Ich krieg das momentan ums verrecken (sorry) nicht hin.. Maschinennamen und Standortid ist kein
Problem (ist ja auch in einer Tabelle), aber sobald ich das wie oben beschrieben machen will wirds kompliziert.

Ich dachte, ich könnte über eine View gehen.. die View funktioniert auch und zeigt mir die Maschinen mit
den passenden Standorten im Klartext, nur kann ich die View gar nicht anwählen wenn ich bei der JTable im Designer auf "Table Contents->Table Model->Bound->Import Data to Form" gehe, da werden nur Tabellen angeboten.. und zwar immer nur eine.

Wie macht man sowas triviales?

(Später muss ich noch eine ComboBox an "Standorte" binden.. also "NAME" anzeigen lassen Rückgabewert ist aber nach Auswahl natürlich die gewählte "ID"... Aber soweit wage ich noch nicht mal zu träumen).

Vielen Dank im voraus!


----------



## maki (17. Mrz 2009)

JTable ist definitiv ein View Element, kannst du erstmal ignorieren da es nix mit Persistenz zu tun hat.

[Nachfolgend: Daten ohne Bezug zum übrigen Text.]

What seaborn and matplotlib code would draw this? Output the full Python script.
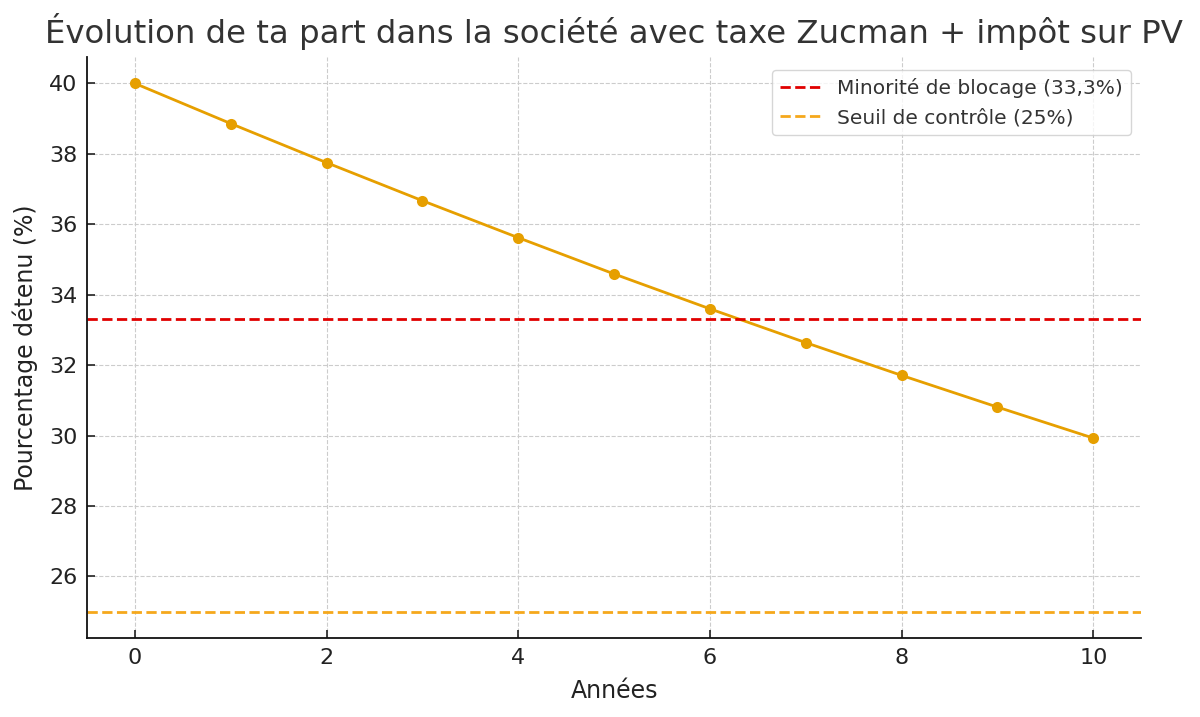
import matplotlib
matplotlib.use("Agg")
import matplotlib.pyplot as plt
import seaborn as sns
import pandas as pd

years = [0, 1, 2, 3, 4, 5, 6, 7, 8, 9, 10]
share = [40.0, 38.86, 37.75, 36.67, 35.62, 34.59, 33.60, 32.64, 31.71, 30.81, 29.93]
blocking_minority = 33.3
control_threshold = 25.0
title = "Évolution de ta part dans la société avec taxe Zucman + impôt sur PV"
xlabel = "Années"
ylabel = "Pourcentage détenu (%)"
label_blocking = "Minorité de blocage (33,3%)"
label_control = "Seuil de contrôle (25%)"

df = pd.DataFrame({"Années": years, "Part": share})

sns.set_theme(style="whitegrid")
plt.rcParams["font.family"] = ["DejaVu Sans"]

fig = plt.figure(figsize=(12, 7.17), dpi=100)
ax = fig.add_axes([0.0725, 0.110, 0.8785, 0.8105])

sns.lineplot(data=df, x="Années", y="Part", ax=ax, color="#E69F00",
             marker="o", markersize=8, markeredgewidth=0, linewidth=2)
ax.axhline(blocking_minority, color="#E00000", linestyle="--", linewidth=2,
           label=label_blocking)
ax.axhline(control_threshold, color="#F5A81C", linestyle="--", linewidth=2,
           label=label_control)

ax.set_title(title, fontsize=23.3, color="#333333", pad=10)
ax.set_xlabel(xlabel, fontsize=17, color="#222222", labelpad=8)
ax.set_ylabel(ylabel, fontsize=17, color="#222222", labelpad=8)
ax.tick_params(axis="both", labelsize=16, colors="#222222", direction="in",
               length=6, width=1.2, pad=7, left=True, bottom=True)

ax.grid(True, linestyle="--", color="#cccccc", linewidth=0.8)
for s in ["top", "right"]:
    ax.spines[s].set_visible(False)
for s in ["left", "bottom"]:
    ax.spines[s].set_color("#111111")
    ax.spines[s].set_linewidth(1.3)

ax.set_xticks([0, 2, 4, 6, 8, 10])
ax.set_yticks([26, 28, 30, 32, 34, 36, 38, 40])

leg = ax.legend(loc="upper right", fontsize=14.5, frameon=True,
                bbox_to_anchor=(0.9995, 0.995))
leg.get_frame().set_edgecolor("#cccccc")
for t in leg.get_texts():
    t.set_color("#333333")

fig.savefig("out.png", dpi=100)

Zeig mal deine Domain-/Fachklassen/POJO oder wie auch immer du sie nennst.


----------



## oliver1974 (17. Mrz 2009)

Danke für die Antwort.. bin selber aber schon einen ganzen Schritt weitergekommen:

Im Prinzip steht unter

Creating a Custom Java Desktop Database Application - NetBeans 6.1 Tutorial

das wichtigste drin.. wenn man nicht gerade alles wichtige irgendwie überliest, wie ich.

Knackpunkt war bei mir nur noch die Anpassung der Tabellenspalte unter "Table Columns", was man
explizit machen muss.. vorausgesetzt, das Mapping der Entity Class stimmt bereits, das hatte ich aber schon richtig angepasst, so wie das aussieht....

Und schon klappt das auch.

Mal sehen, ob ich da weiterkomme... die ganze JPA Geschichte hat ja soviele Aspekte, da kommen
bei mir bestimmt noch Fragen auf.


----------